Une nouvelle constitution voit le jour avec une mise en place de nouvelles institutions démocratiques en 2005. Quel enthousiasme quand le président élu est installé. Les Barundi y croient, ils pensent que les hommes politiques ont réglé leurs contentieux et que le pays allait renouer avec la voie du progrès et de la paix. D’ailleurs, Le Burundi est cité comme exemple de réussite de gouvernance parmi les pays sortant des guerres. Cependant, tout n’était pas limpide : la liberté d’expression étant retrouvée, les médias annonçaient régulièrement des assassinats des militants du parti FNL, des membres de la société civile…  La bonne gouvernance perdait pied : corruptions, clientélisme,…

Mais voilà qu’en 2015, le pays retourne à la case départ. Il replonge à nouveau dans un désordre total suite à l’annonce de la représentation du président élu en 2005. Nos instruits s’étaient convenus qu’aucun président n’irait au-delà de deux mandats. Et voilà le pouvoir dit « hutu » échoue aussi comme les pouvoirs « tutsi » à bâtir la démocratie et l’unité dans le développement. Aujourd’hui, la misère est palpable et les aléas naturels n’arrangent pas les choses.

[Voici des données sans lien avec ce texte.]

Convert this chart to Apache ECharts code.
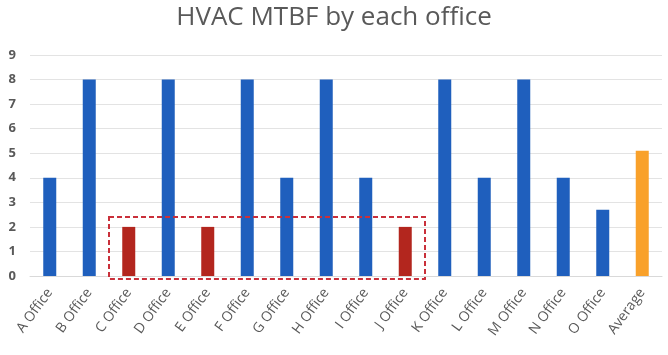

Nous pouvons crier haut et fort le slogan qui dit que «  Ntihica ubwoko hica intwaro mbi » (traduction libre : ce n’est pas l’ethnie qui tue mais les mauvais dirigeants).

Instruites et instruits honnêtes du Burundi, levez-vous. En effet, le constat est que nos hommes politiques hutu et tutsi ont baigné dans une culture politique de médiocrité. Le temps des meilleurs hutu et tutsi d’entre vous est venu. Qu’ils se lèvent. Oui qu’ils se lèvent et proposent une voie de sortie de ce cercle infernal. Qu’ils défendent le pluralisme politique, la liberté d’expression et d’entreprendre. Instruites et instruits honnêtes Barundi, il ne faut pas laisser le terrain à ceux qui nous ont conduits là où nous sommes. Le tournant dans lequel le pays est doit être négocié par vous, les autres le conduiront dans un ravin, l’expérience des 20 dernières années nous l’a prouvé plus d’une fois.

Instruites et instruits du Burundi, que les meilleurs d’entre vous se réunissent et mettent sur pied un programme de développement à nous présenter en 2020. Ce programme doit indiquer les points forts d’amélioration du niveau de vie des citoyens, de notre système d’enseignement, de création d’emplois, …

Oui instruites et instruits, le temps est venu de ne plus être spectateur mais d’être actif. Si vous ne forcez pas l’allure, personne ne le fera à votre place et les choses resteront encore tel qu’elles sont. Vous léguerez aux futures générations pleurs et misère. Au point où  les hommes politiques d’aujourd’hui en sont, les seules choses qui vaillent à exiger : le vrai pluralisme politique et la liberté d’expression. Le reste découlera de ce binôme.

Il n’est jamais trop tard pour bien faire et nous comptons sur vous.